La Santa Messa non è un prodotto commerciale che oggi è sugli scaffali e domani non c’è più perché tolto dalla produzione… Nostro Signore pazienta, ma fino ad un certo punto… è misericordioso, ma fino ad un certo punto, perché Dio agisce secondo Giustizia e non secondo la “misericordia” di uomini di Chiesa che con le scarpe passano sopra ciò che è sacro. Il santo vescovo Carlo Borromeo ha perfettamente evidenziato il sacro valore di un’anima tanto che giunse ad affermare: «Un’anima è una diocesi abbastanza vasta per un vescovo»! Dunque, quanto peso ha la responsabilità episcopale su di un’anima? In più, bisogna considerare che si tratta di un carico più soprannaturale che terreno, anche perché ciò che è terreno è in scadenza e perisce, ciò che è soprannaturale è destinato all’eternità. Quale prezzo si dovrà pagare per un’anima trascurata? E per più anime?
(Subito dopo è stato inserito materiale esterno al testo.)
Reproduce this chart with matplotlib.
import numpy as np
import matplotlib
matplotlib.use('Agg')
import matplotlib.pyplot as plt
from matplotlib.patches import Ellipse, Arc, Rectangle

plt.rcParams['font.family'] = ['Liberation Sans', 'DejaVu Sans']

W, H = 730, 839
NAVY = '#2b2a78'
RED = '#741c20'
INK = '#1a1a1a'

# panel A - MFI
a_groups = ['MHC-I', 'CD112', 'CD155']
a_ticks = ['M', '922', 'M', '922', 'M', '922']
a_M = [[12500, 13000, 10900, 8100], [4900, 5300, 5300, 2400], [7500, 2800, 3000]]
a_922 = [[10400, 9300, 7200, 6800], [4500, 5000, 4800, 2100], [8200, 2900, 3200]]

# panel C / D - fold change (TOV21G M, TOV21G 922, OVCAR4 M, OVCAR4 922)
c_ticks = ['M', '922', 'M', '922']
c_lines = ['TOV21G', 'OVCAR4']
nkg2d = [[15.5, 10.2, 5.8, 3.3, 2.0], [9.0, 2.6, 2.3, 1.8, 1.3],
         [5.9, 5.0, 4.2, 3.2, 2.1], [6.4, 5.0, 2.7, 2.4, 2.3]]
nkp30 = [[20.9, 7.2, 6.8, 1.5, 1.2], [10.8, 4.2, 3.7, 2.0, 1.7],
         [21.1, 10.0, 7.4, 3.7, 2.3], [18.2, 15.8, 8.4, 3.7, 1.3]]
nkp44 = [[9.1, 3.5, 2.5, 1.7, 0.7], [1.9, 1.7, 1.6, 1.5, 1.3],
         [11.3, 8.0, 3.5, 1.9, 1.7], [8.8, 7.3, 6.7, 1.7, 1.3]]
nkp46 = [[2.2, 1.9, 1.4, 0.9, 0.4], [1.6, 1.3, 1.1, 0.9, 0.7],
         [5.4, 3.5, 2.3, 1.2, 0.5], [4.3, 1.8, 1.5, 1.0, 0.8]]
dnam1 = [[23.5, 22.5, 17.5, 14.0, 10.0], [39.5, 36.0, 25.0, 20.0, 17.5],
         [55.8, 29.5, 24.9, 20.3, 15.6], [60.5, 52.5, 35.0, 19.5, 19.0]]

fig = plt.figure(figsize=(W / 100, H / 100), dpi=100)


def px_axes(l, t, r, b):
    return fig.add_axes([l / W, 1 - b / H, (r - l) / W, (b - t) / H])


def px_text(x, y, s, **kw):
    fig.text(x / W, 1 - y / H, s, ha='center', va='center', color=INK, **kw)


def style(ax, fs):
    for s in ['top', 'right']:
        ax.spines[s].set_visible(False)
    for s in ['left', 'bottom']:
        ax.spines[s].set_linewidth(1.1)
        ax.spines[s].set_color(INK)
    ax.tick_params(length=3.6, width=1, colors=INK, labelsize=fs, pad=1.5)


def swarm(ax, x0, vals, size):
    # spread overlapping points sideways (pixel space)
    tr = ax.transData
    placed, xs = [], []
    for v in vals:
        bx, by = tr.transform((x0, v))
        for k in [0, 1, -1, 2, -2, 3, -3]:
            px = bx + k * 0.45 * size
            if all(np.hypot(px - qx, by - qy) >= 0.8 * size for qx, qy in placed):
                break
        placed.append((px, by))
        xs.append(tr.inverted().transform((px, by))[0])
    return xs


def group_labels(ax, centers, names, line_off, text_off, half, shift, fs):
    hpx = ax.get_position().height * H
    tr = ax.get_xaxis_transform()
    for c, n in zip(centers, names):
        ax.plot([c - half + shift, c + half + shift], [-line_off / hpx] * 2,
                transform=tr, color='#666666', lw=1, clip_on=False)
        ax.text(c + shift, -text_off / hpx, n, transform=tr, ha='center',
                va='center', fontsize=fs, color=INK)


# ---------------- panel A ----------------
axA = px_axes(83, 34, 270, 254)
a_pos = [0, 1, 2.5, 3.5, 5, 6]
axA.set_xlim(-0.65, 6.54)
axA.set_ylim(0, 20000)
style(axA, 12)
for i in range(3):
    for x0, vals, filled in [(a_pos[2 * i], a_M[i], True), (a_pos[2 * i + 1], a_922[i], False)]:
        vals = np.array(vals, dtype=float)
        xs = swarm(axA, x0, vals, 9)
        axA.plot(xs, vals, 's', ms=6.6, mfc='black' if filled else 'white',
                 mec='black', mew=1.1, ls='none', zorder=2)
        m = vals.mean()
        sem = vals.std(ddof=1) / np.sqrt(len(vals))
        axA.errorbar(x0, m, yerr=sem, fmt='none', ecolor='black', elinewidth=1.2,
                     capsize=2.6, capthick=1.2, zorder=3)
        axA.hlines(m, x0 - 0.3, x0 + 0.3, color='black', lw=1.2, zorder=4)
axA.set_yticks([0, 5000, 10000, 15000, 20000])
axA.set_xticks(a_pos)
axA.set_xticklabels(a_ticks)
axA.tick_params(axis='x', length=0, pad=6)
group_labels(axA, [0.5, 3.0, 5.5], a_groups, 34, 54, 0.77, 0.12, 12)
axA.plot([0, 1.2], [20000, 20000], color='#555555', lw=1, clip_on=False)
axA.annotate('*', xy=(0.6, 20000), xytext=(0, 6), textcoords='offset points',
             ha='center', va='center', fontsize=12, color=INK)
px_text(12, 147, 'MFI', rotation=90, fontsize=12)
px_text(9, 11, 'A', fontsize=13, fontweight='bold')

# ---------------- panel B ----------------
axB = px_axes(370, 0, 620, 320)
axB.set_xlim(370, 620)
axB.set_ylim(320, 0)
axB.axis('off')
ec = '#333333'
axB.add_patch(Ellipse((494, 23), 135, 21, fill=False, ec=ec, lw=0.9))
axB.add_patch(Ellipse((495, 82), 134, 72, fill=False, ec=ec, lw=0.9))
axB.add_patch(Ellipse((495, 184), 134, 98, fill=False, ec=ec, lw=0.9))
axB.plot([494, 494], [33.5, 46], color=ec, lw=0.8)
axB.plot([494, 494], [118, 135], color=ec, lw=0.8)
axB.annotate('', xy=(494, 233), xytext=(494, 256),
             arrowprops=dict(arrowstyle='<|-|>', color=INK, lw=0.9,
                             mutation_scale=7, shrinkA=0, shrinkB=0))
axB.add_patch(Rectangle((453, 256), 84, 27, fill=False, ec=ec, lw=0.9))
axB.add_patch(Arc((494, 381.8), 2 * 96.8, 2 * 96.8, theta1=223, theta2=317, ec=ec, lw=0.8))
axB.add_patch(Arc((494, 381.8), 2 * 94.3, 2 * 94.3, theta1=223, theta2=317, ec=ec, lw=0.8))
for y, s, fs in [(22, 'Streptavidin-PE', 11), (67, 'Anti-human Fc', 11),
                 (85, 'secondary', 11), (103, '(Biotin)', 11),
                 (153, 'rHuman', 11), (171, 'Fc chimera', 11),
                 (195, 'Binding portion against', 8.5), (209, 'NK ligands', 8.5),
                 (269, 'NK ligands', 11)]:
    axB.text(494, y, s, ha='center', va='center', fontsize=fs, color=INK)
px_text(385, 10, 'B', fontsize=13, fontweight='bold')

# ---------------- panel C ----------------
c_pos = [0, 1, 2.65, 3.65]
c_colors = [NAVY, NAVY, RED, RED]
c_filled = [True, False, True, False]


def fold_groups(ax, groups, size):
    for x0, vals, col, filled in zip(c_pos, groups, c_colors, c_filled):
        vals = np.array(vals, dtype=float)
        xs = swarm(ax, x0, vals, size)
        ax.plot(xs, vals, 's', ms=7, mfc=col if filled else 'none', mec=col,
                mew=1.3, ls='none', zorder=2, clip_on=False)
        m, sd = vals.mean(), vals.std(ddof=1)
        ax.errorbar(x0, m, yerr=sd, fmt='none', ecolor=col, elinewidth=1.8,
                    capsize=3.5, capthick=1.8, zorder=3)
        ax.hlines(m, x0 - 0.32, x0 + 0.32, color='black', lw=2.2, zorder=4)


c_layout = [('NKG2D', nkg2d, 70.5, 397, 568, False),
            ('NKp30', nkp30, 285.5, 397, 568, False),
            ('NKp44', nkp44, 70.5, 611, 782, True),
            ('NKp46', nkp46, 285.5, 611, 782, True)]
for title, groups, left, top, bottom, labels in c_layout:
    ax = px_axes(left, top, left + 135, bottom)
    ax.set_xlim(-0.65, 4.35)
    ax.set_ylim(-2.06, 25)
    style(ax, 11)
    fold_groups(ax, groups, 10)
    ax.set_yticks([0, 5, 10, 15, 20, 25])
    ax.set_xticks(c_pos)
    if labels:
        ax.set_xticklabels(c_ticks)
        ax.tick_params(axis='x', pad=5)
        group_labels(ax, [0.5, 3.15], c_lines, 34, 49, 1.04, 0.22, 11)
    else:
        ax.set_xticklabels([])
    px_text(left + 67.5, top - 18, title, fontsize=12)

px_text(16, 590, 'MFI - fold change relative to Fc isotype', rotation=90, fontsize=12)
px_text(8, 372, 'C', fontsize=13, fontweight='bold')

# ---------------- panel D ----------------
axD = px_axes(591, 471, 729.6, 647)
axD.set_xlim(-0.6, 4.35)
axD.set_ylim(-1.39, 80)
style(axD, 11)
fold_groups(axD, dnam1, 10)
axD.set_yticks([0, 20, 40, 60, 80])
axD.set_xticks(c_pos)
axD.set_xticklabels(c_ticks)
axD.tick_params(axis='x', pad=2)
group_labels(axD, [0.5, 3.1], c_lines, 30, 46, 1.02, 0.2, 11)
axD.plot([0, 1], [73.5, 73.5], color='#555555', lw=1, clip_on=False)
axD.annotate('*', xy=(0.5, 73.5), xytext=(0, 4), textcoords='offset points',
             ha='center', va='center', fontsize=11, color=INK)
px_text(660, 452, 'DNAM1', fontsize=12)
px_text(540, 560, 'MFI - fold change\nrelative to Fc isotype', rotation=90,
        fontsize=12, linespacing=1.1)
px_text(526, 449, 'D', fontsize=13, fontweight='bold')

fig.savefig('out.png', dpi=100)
Quando i vescovi non sono misericordiosi nel considerare la «dignità» e i «diritti» delle anime, la questione si fa molto, molto seria. Dare una casa ad esse e poi sottrargliela è un atto antiumano e tirannico. La Chiesa è Madre e non si possono abbandonare i propri figli nella fede, rendendoli orfani. Non si può uccidere la fede (la Santa Messa è il cuore della fede cattolica) dei propri figli, è compiere un crimine abortivo e la Chiesa non è stata chiamata ad esistere per abortire, ma per moltiplicarsi.
Mentre le chiese oggi si svuotano sempre più con percentuali impressionanti, la chiesa di Santa Caterina Caterina di Alessandria a Vocogno, nell’incantevole Val Vigezzo, come la cappella dell’Ospedale San Biagio a Domodossola, si sono riempite di anime di ogni età che hanno potuto essere alimentate dal Santo Sacrificio dell’altare, trovando certezze e sicurezze, conforto e balsamo, speranza e pace, fiducia e serenità nel Salvatore Immolato per ciascuno di noi. Tutte queste persone non possono, non vogliono, non devono lasciare i loro amati pastori, li difendono e li difenderanno perché insieme a loro difendono e difenderanno la Santa Messa che li ha maggiormente uniti a Nostro Signore. La Chiesa insegna a stare dalla parte dei poveri, ma non solo i poveri dal punto di vista economico… molto più i poveri in spirito: nelle Beatitudini Gesù Cristo non nomina i primi, bensì i secondi. Beati pauperes spiritu è la prima beatitudine rivelata da Nostro Signore nel decalogo pronunciato nel discorso della montagna: «Beati i poveri in spirito, perché di essi è il regno dei cieli» (Mt. 5, 3).
Afferma la madre di famiglia Lorella di Lullo: «La reazione di noi fedeli è stata quella di scrivere a Sua Eccellenza chiedendo di rivedere le sue decisioni senza ricevere nessuna risposta». Non è forse tutto ciò un mendicare dell’anima?
I fedeli della chiesa di Santa Caterina di Vocogno e della Cappella di San Biagio sono proprio poveri in spirito, che mendicano dal loro Vescovo la “ricchezza” che era loro stata donata e che ora gli viene ingiustamente e brutalmente rubata.